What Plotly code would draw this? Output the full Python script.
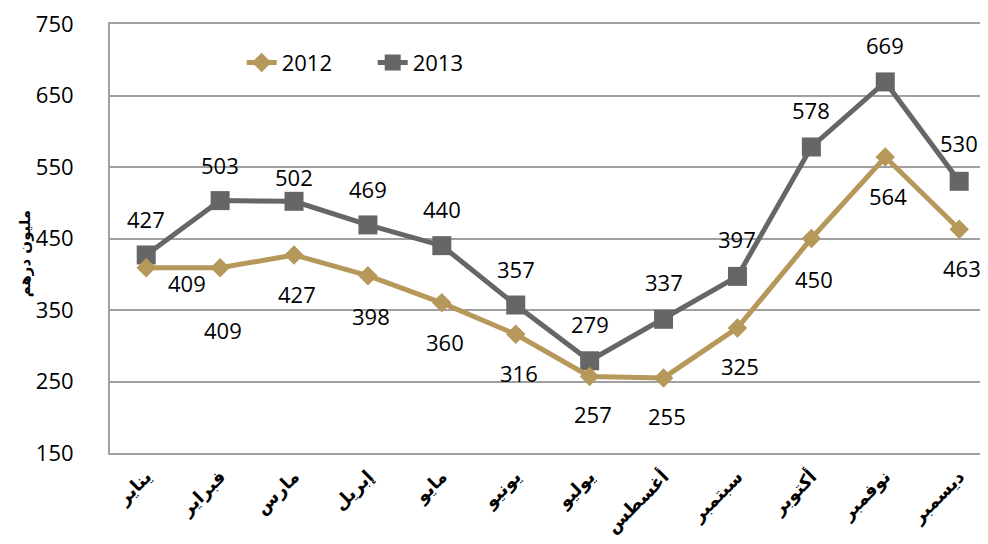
import plotly.graph_objects as go

months = ["يناير", "فبراير", "مارس", "إبريل", "مايو", "يونيو",
          "يوليو", "أغسطس", "سبتمبر", "أكتوبر", "نوفمبر", "ديسمبر"]
v2012 = [409, 409, 427, 398, 360, 316, 257, 255, 325, 450, 564, 463]
v2013 = [427, 503, 502, 469, 440, 357, 279, 337, 397, 578, 669, 530]
y_ticks = [150, 250, 350, 450, 550, 650, 750]
y_title = "مليون درهم"

# label offsets in pixels (styling only)
lab12_dx = [41, 3, 3, 3, 3, 3, 3, 3, 3, 3, 3, 3]
lab12_dy = [-15, -62, -39, -40, -39, -39, -37, -38, -38, -40, -39, -39]
lab13_dx = [0, 0, 0, 0, 0, 0, 0, 0, 0, 0, 0, 0]
lab13_dy = [36, 36, 24, 36, 37, 36, 37, 37, 37, 37, 37, 38]

GOLD = "#B5985A"
GRAY = "#666666"
GRID = "#A0A0A0"
FONT = "Open Sans"

fig = go.Figure()
fig.add_trace(go.Scatter(
    x=months, y=v2013, name="2013", mode="lines+markers",
    line=dict(color=GRAY, width=5),
    marker=dict(symbol="square", size=19, color=GRAY)))
fig.add_trace(go.Scatter(
    x=months, y=v2012, name="2012", mode="lines+markers",
    line=dict(color=GOLD, width=5),
    marker=dict(symbol="diamond", size=15, color=GOLD)))

annotations = []
for i, m in enumerate(months):
    annotations.append(dict(x=m, y=v2012[i], text=str(v2012[i]), showarrow=False,
                            xshift=lab12_dx[i], yshift=lab12_dy[i],
                            font=dict(family=FONT, size=22, color="#000")))
    annotations.append(dict(x=m, y=v2013[i], text=str(v2013[i]), showarrow=False,
                            xshift=lab13_dx[i], yshift=lab13_dy[i],
                            font=dict(family=FONT, size=22, color="#000")))
annotations.append(dict(xref="paper", yref="paper", x=-0.097, y=0.465,
                        text="<b>" + y_title + "</b>", textangle=-90, showarrow=False,
                        xanchor="center", yanchor="middle",
                        font=dict(family="DejaVu Sans", size=15, color="#000")))

fig.update_layout(
    width=980, height=536,
    margin=dict(l=102, r=0, t=8, b=91),
    paper_bgcolor="white", plot_bgcolor="white",
    showlegend=True,
    legend=dict(orientation="h", x=0.150, y=0.91, xanchor="left", yanchor="middle",
                traceorder="reversed", font=dict(family=FONT, size=22, color="#000"),
                bgcolor="rgba(0,0,0,0)", entrywidth=86, entrywidthmode="pixels"),
    annotations=annotations,
    xaxis=dict(range=[-0.49, 11.39], tickangle=-45, showgrid=False,
               showline=True, mirror=True, linecolor=GRID, linewidth=2,
               tickfont=dict(family="DejaVu Sans", size=18, color="#000"),
               ticks="", ticklabelstandoff=4),
    yaxis=dict(range=[150, 750], tickvals=y_ticks, showgrid=True,
               gridcolor=GRID, gridwidth=2, zeroline=False,
               showline=True, linecolor=GRID, linewidth=2,
               tickfont=dict(family=FONT, size=22, color="#000"),
               ticks="", ticklabelstandoff=30, ticklabeloverflow="allow"),
)
fig.update_xaxes(tickvals=months, ticktext=["<b>" + m + "</b>" for m in months])
fig.write_html("out.html")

*What you have to do*:
Omit every picture, then reproduce the rest of the listing exactly.

*Solution*:
What Plotly code would draw this? Output the full Python script.
import plotly.graph_objects as go

months = ["يناير", "فبراير", "مارس", "إبريل", "مايو", "يونيو",
          "يوليو", "أغسطس", "سبتمبر", "أكتوبر", "نوفمبر", "ديسمبر"]
v2012 = [409, 409, 427, 398, 360, 316, 257, 255, 325, 450, 564, 463]
v2013 = [427, 503, 502, 469, 440, 357, 279, 337, 397, 578, 669, 530]
y_ticks = [150, 250, 350, 450, 550, 650, 750]
y_title = "مليون درهم"

# label offsets in pixels (styling only)
lab12_dx = [41, 3, 3, 3, 3, 3, 3, 3, 3, 3, 3, 3]
lab12_dy = [-15, -62, -39, -40, -39, -39, -37, -38, -38, -40, -39, -39]
lab13_dx = [0, 0, 0, 0, 0, 0, 0, 0, 0, 0, 0, 0]
lab13_dy = [36, 36, 24, 36, 37, 36, 37, 37, 37, 37, 37, 38]

GOLD = "#B5985A"
GRAY = "#666666"
GRID = "#A0A0A0"
FONT = "Open Sans"

fig = go.Figure()
fig.add_trace(go.Scatter(
    x=months, y=v2013, name="2013", mode="lines+markers",
    line=dict(color=GRAY, width=5),
    marker=dict(symbol="square", size=19, color=GRAY)))
fig.add_trace(go.Scatter(
    x=months, y=v2012, name="2012", mode="lines+markers",
    line=dict(color=GOLD, width=5),
    marker=dict(symbol="diamond", size=15, color=GOLD)))

annotations = []
for i, m in enumerate(months):
    annotations.append(dict(x=m, y=v2012[i], text=str(v2012[i]), showarrow=False,
                            xshift=lab12_dx[i], yshift=lab12_dy[i],
                            font=dict(family=FONT, size=22, color="#000")))
    annotations.append(dict(x=m, y=v2013[i], text=str(v2013[i]), showarrow=False,
                            xshift=lab13_dx[i], yshift=lab13_dy[i],
                            font=dict(family=FONT, size=22, color="#000")))
annotations.append(dict(xref="paper", yref="paper", x=-0.097, y=0.465,
                        text="<b>" + y_title + "</b>", textangle=-90, showarrow=False,
                        xanchor="center", yanchor="middle",
                        font=dict(family="DejaVu Sans", size=15, color="#000")))

fig.update_layout(
    width=980, height=536,
    margin=dict(l=102, r=0, t=8, b=91),
    paper_bgcolor="white", plot_bgcolor="white",
    showlegend=True,
    legend=dict(orientation="h", x=0.150, y=0.91, xanchor="left", yanchor="middle",
                traceorder="reversed", font=dict(family=FONT, size=22, color="#000"),
                bgcolor="rgba(0,0,0,0)", entrywidth=86, entrywidthmode="pixels"),
    annotations=annotations,
    xaxis=dict(range=[-0.49, 11.39], tickangle=-45, showgrid=False,
               showline=True, mirror=True, linecolor=GRID, linewidth=2,
               tickfont=dict(family="DejaVu Sans", size=18, color="#000"),
               ticks="", ticklabelstandoff=4),
    yaxis=dict(range=[150, 750], tickvals=y_ticks, showgrid=True,
               gridcolor=GRID, gridwidth=2, zeroline=False,
               showline=True, linecolor=GRID, linewidth=2,
               tickfont=dict(family=FONT, size=22, color="#000"),
               ticks="", ticklabelstandoff=30, ticklabeloverflow="allow"),
)
fig.update_xaxes(tickvals=months, ticktext=["<b>" + m + "</b>" for m in months])
fig.write_html("out.html")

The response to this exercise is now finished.